The airport is on the site of Perrin Air Force Base, which was built in 1941 and closed in 1971. Since the closure, a group of local citizens have held the memory of Perrin together, hosting nine Perrin Field reunions since the early 1980s. The Perrin AFB Research Foundation was established in 1998. Today, in addition to serving as a general aviation airport, several businesses, as well as a juvenile detention center/boot-camp and adult probation center are built upon former barracks and nearby areas. The Perrin Air Force Base Historical Museum is located at the airport and Grayson County College uses several buildings. The college also operates the former base golf course.

After seeing the fighters take off from here as a young man, aviation expert Chesley Sullenberger (best known as the pilot of US Airways Flight 1549) became interested in flying.

On 1 January 2024, the Cavanaugh Flight Museum lost its lease at Addison Airport, closed indefinitely, and announced that its aircraft would be moved to North Texas Regional, but the museum would not state whether the collection would return to public display.

== Facilities==

The airport covers 1,410 acre at an elevation of 749 feet (228 m).
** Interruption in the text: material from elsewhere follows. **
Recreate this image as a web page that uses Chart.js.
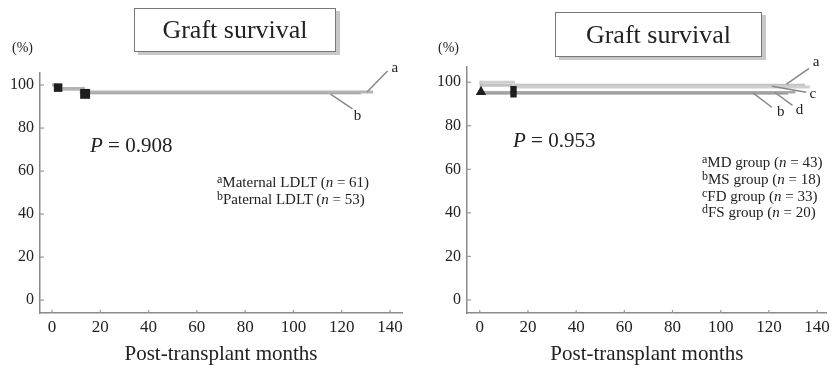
<!DOCTYPE html>
<html lang="en">
<head>
<meta charset="UTF-8">
<title>Graft survival</title>
<script src="https://cdn.jsdelivr.net/npm/chart.js"></script>
<style>
  body { margin:0; width:834px; height:369px; background:#fff; position:relative; overflow:hidden;
         font-family:"Liberation Serif","Times New Roman",serif; color:#222; }
  canvas { position:absolute; top:0; }
  .box { position:absolute; border:1px solid #777; box-shadow:4px 3px 0 #c8c8c8; background:#fff;
         font-size:26px; text-align:center; box-sizing:border-box; }
  .pct { position:absolute; top:40px; font-size:14px; }
  .pval { position:absolute; font-size:21px; line-height:21px; white-space:nowrap; }
  .legend { position:absolute; font-size:15px; line-height:16.8px; white-space:nowrap; }
  .legend sup { font-size:12px; vertical-align:4px; line-height:0; }
</style>
</head>
<body>
  <!-- left panel -->
  <canvas id="left" width="415" height="369" style="left:0"></canvas>
  <div class="box" style="left:134px;top:8px;width:202px;height:44px;line-height:42px">Graft survival</div>
  <div class="pct" style="left:12px">(%)</div>
  <div class="pval" style="left:90px;top:135px"><i>P</i> = 0.908</div>
  <div class="legend" style="left:217px;top:174px">
    <sup>a</sup>Maternal LDLT (<i>n</i> = 61)<br>
    <sup>b</sup>Paternal LDLT (<i>n</i> = 53)
  </div>

  <!-- right panel -->
  <canvas id="right" width="414" height="369" style="left:420px"></canvas>
  <div class="box" style="left:555px;top:12px;width:207px;height:45px;line-height:43px">Graft survival</div>
  <div class="pct" style="left:438px">(%)</div>
  <div class="pval" style="left:513px;top:130px"><i>P</i> = 0.953</div>
  <div class="legend" style="left:702px;top:154px">
    <sup>a</sup>MD group (<i>n</i> = 43)<br>
    <sup>b</sup>MS group (<i>n</i> = 18)<br>
    <sup>c</sup>FD group (<i>n</i> = 33)<br>
    <sup>d</sup>FS group (<i>n</i> = 20)
  </div>

<script>
// ticks
const xTicks = [0, 20, 40, 60, 80, 100, 120, 140];
const yTicks = [0, 20, 40, 60, 80, 100];

// left panel: Kaplan-Meier steps (months, % surviving)
const maternalMonths = [0, 1.5, 13, 133];
const maternalSurv   = [100, 98.4, 96.8, 96.8];
const paternalMonths = [0, 2.5, 12, 128];
const paternalSurv   = [100, 98.1, 96.3, 96.3];
const leftCensorMonths = [2.5, 13.7];
const leftCensorSurv   = [98.8, 95.9];

// right panel
const mdMonths = [0, 1, 135];
const mdSurv   = [100, 98.6, 98.6];
const msMonths = [0, 0.5, 128];
const msSurv   = [100, 94.8, 94.8];
const fdMonths = [0, 14, 137];
const fdSurv   = [100, 97.8, 97.8];
const fsMonths = [0, 0.5, 131];
const fsSurv   = [100, 95.4, 95.4];
const rightCensorMonths = [0.5, 14, 14];
const rightCensorSurv   = [95.5, 96.8, 94.4];

// curve labels: [label, fromX, fromY, toX, toY, textX, textY]
const leftLeaders = [
  ['a', 130.5, 96.8, 139, 106.5, 142, 108],
  ['b', 115.4, 95.8, 124.5, 88.9, 126.6, 85.6]
];
const rightLeaders = [
  ['a', 127.3, 99.1, 136.7, 106.4, 139.6, 109.2],
  ['c', 121.2, 98.2, 135.5, 95.4, 138.2, 94.4],
  ['d', 122.4, 95.4, 129.8, 89.4, 132.7, 87.2],
  ['b', 113.5, 95, 121.2, 88.5, 124.9, 86.2]
];

function pts(xs, ys) { return xs.map((x, i) => ({ x: x, y: ys[i] })); }

function curve(xs, ys, color, width) {
  return { data: pts(xs, ys), showLine: true, stepped: true, pointRadius: 0,
           borderColor: color, borderWidth: width, fill: false };
}

const serif = 'Liberation Serif';

const extras = {
  id: 'extras',
  afterDraw(chart, args, opts) {
    const ctx = chart.ctx, xs = chart.scales.x, ys = chart.scales.y;
    ctx.save();
    // small inward tick marks
    ctx.strokeStyle = '#999';
    ctx.lineWidth = 1.2;
    xTicks.forEach(v => {
      const px = xs.getPixelForValue(v);
      ctx.beginPath(); ctx.moveTo(px, xs.top); ctx.lineTo(px, xs.top - 3); ctx.stroke();
    });
    yTicks.forEach(v => {
      const py = ys.getPixelForValue(v);
      ctx.beginPath(); ctx.moveTo(ys.right, py); ctx.lineTo(ys.right + 4, py); ctx.stroke();
    });
    // leader lines with letters
    ctx.strokeStyle = '#888';
    ctx.lineWidth = 1.5;
    ctx.fillStyle = '#222';
    ctx.font = '15px ' + serif;
    ctx.textAlign = 'center';
    ctx.textBaseline = 'middle';
    (opts.items || []).forEach(l => {
      ctx.beginPath();
      ctx.moveTo(xs.getPixelForValue(l[1]), ys.getPixelForValue(l[2]));
      ctx.lineTo(xs.getPixelForValue(l[3]), ys.getPixelForValue(l[4]));
      ctx.stroke();
      ctx.fillText(l[0], xs.getPixelForValue(l[5]), ys.getPixelForValue(l[6]));
    });
    ctx.restore();
  }
};

function makeChart(id, datasets, cfg) {
  return new Chart(document.getElementById(id), {
    type: 'scatter',
    data: { datasets: datasets },
    plugins: [extras],
    options: {
      responsive: false,
      animation: false,
      layout: { padding: { top: cfg.top, right: cfg.right, left: 0, bottom: 0 } },
      plugins: { legend: { display: false }, tooltip: { enabled: false }, extras: { items: cfg.leaders } },
      scales: {
        x: {
          type: 'linear', min: cfg.xmin, max: cfg.xmax,
          grid: { display: false, drawTicks: false },
          border: { color: '#8a8a8a', width: 1.5 },
          afterFit(s) { s.height = 56; },
          afterBuildTicks(s) { s.ticks = xTicks.map(v => ({ value: v })); },
          ticks: { color: '#222', padding: 4, font: { family: serif, size: 17 } },
          title: { display: true, text: 'Post-transplant months', color: '#222',
                   padding: { top: 0, bottom: 2 }, font: { family: serif, size: 21 } }
        },
        y: {
          type: 'linear', min: -6, max: cfg.ymax,
          grid: { display: false, drawTicks: false },
          border: { color: '#8a8a8a', width: 1.5 },
          afterFit(s) { s.width = cfg.yw; },
          afterBuildTicks(s) { s.ticks = yTicks.map(v => ({ value: v })); },
          ticks: { color: '#222', padding: 6, font: { family: serif, size: 16 } }
        }
      }
    }
  });
}

makeChart('left', [
  { data: pts(leftCensorMonths, leftCensorSurv), pointStyle: 'rect', pointRadius: [6, 7],
    backgroundColor: '#1e1e1e', borderColor: '#1e1e1e', borderWidth: 0 },
  curve(maternalMonths, maternalSurv, '#b4b4b4', 3),
  curve(paternalMonths, paternalSurv, '#9a9a9a', 2.5)
], { top: 73, right: 13, xmin: -5, xmax: 145, ymax: 105.6, yw: 40, leaders: leftLeaders });

makeChart('right', [
  { data: pts(rightCensorMonths, rightCensorSurv), pointStyle: ['triangle', 'rect', 'rect'],
    pointRadius: [6, 4.5, 4.5], backgroundColor: '#1e1e1e', borderColor: '#1e1e1e', borderWidth: 0 },
  curve(fdMonths, fdSurv, '#cfcfcf', 3),
  curve(mdMonths, mdSurv, '#c2c2c2', 3),
  curve(fsMonths, fsSurv, '#a8a8a8', 2.5),
  curve(msMonths, msSurv, '#8c8c8c', 2)
], { top: 67, right: 1, xmin: -5.3, xmax: 144, ymax: 107, yw: 47, leaders: rightLeaders });
</script>
</body>
</html>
It has three runways: 17L/35R, which measures 9,000 by 150 feet (2,743 x 46 m) and is made from asphalt/concrete; 17R/35L, which measures 4,008 by 100 feet (1,222 x 30 m) and is also made from asphalt/concrete, and 13/31, which measures 2,277 by 60 feet (694 x 18 m) and is made from asphalt.

The airport has a Category I instrument landing system (ILS) to Runway 17L. The former USAF control tower resumed operations in mid-2008.

In the year ending April 30, 2007, the airport had 53,300 aircraft operations, an average of 146 per day: 98% general aviation, 2% military and <1% air taxi. 169 aircraft were then based at the airport: 73% single-engine, 11% multi-engine, 11% jet, 4% helicopter and 1% ultralight.